When the linear electrical machine serves as a motor, mechanical power is produced as a consequence of thrust developed by the field element and the resulting motion of a mechanical load driven by it. The thrust developed by the field element is proportional to the spatial rate of change of the coil flux linkage developed by the permanent magnets and a coil current driven by an electrical power source. The voltage induced in the coil by the moving field element must be overcome by the electrical power source so that it may drive the coil current. The instantaneous electrical input power is given by the product of instantaneous values of coil terminal voltage and coil current.
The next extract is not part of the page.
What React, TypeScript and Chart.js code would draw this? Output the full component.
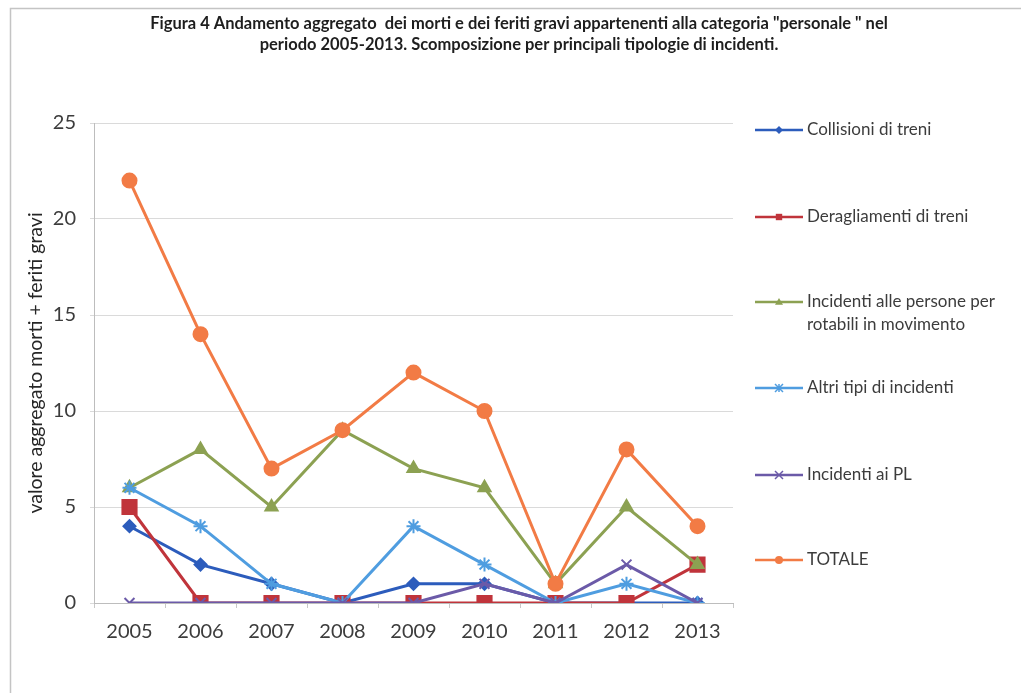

In one aspect of the invention, the movable element may include three magnets that all have a different magnetic orientation. For example, a first magnet may have a north pole oriented in a first direction parallel to the longitudinal axis, a second magnet may have a north pole oriented in a second direction perpendicular to the longitudinal axis, and a third magnet may have a north pole oriented in a third direction parallel to the longitudinal axis that is different from the first direction. This arrangement may provide for a concentrated magnetic flux generated by the movable element that maximizes power generation in the coil while minimizing stray magnetic fields and ferromagnetic magnetic circuit material (also known as "back iron") needed to carry the magnetic flux. Such an arrangement may also be effective in minimizing the residual unbalanced transverse force exerted on the movable field element (a force that urges the movable element to deviate from a particular path along the longitudinal axis). Residual unbalanced transverse force may arise due to mechanical eccentricity of the movable field element relative to the central opening in the core such that the transverse force of attraction between the moving magnet element and the core is not uniform about its circumference due to non-uniformity of the air gap reluctance between these elements. Linear electric machines in accordance with one aspect of the invention employ magnets having a radial thickness dimension larger than prior art electrical machines of comparable thrust and power ratings. As the permeability of the magnet material is very low (nearly that of free space), the effective air gap between the moving field element and the central opening of the core is much greater than that of the mechanical clearance gap alone. The magnetic circuit reluctance of this effective air gap may serve to reduce the transverse attractive radial force exerted on the moving field element and hence any residual unbalance force due to mechanical eccentricity. This suppression of unbalanced radial force is attained by some embodiments of the present invention to a greater extent than prior art linear electric machines which employ thinner magnet components and a thicker back iron element, which configuration typically offers less air gap reluctance.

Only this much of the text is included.